The Dutch have already showed the way in their mild rejection of the racist Geert Wilders last month. The British will have an opportunity June 8 in their “snap” general election to strengthen the Liberal Democrats and weaken the Brexit hardliners. Germany doesn’t vote until September, but the two leading candidates right now are both supporters of liberal democracy, NATO and the EU. So it is looking as if Europe, so much disdained in America since the 2008 financial crisis and the recession that followed, will save Western institutions and values from the nationalist onslaught Trump wants.
This is good, but it would be a serious mistake to rest on those laurels. The West is in trouble because it has failed to reconcile globalization with the welfare of its least educated white workers. They have lost ground for decades. Across Europe and the US, some are now backing racist white identity politics, hoping that will get them a better deal, or at least less competition from immigrants, more retraining, or a strengthened social safety net.

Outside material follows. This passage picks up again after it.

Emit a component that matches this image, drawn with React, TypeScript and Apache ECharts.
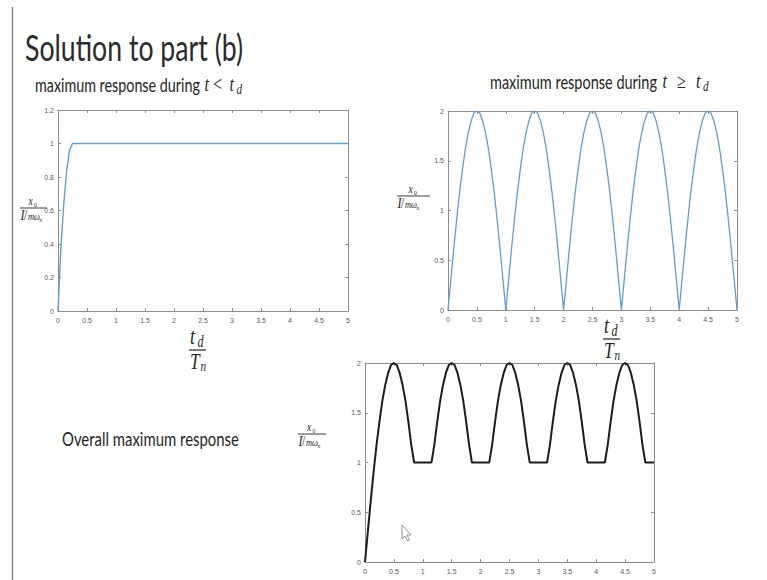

Trump is offering little. While canceling the negotiations for a Trans Pacific Partnership that would have countered growing Chinese domination of the Asian Pacific economy, he appears to have abandoned any hope of renegotiating the North American Free Trade Agreement. He is trying to protect domestic steel production, which now employs relatively few people. He is focused on boosting economic growth by cutting government regulations and jobs by limiting immigration. He is particularly energetic in reducing regulations that affect the coal industry, which he promised to restore. But cheap natural gas, not government regulation, is what ails American coal. It is hard to see how anything Trump has done so far will have more than a marginal impact on helping his supporters.
But it is not without an impact. American commitment to the welfare of the liberal democratic order at home and abroad has never been weaker since World War II. Trump is backing autocrats, reducing American assistance to developing democracies, and still playing footsie with Vladimir Putin, even if the rest of the Administration seems to have given up any hope of rapprochement with him. Trump is also making it impossible for the US to meet its climate change commitments, trying to undermine the health care that his predecessor made available to millions of Americans, and raining disdain on the American media, while supporting the misogynist Bill O’Reilly until a few days before his firing.
Liberal democracy merits a better paladin. Europe seems to be readying itself for the role. Merci bien!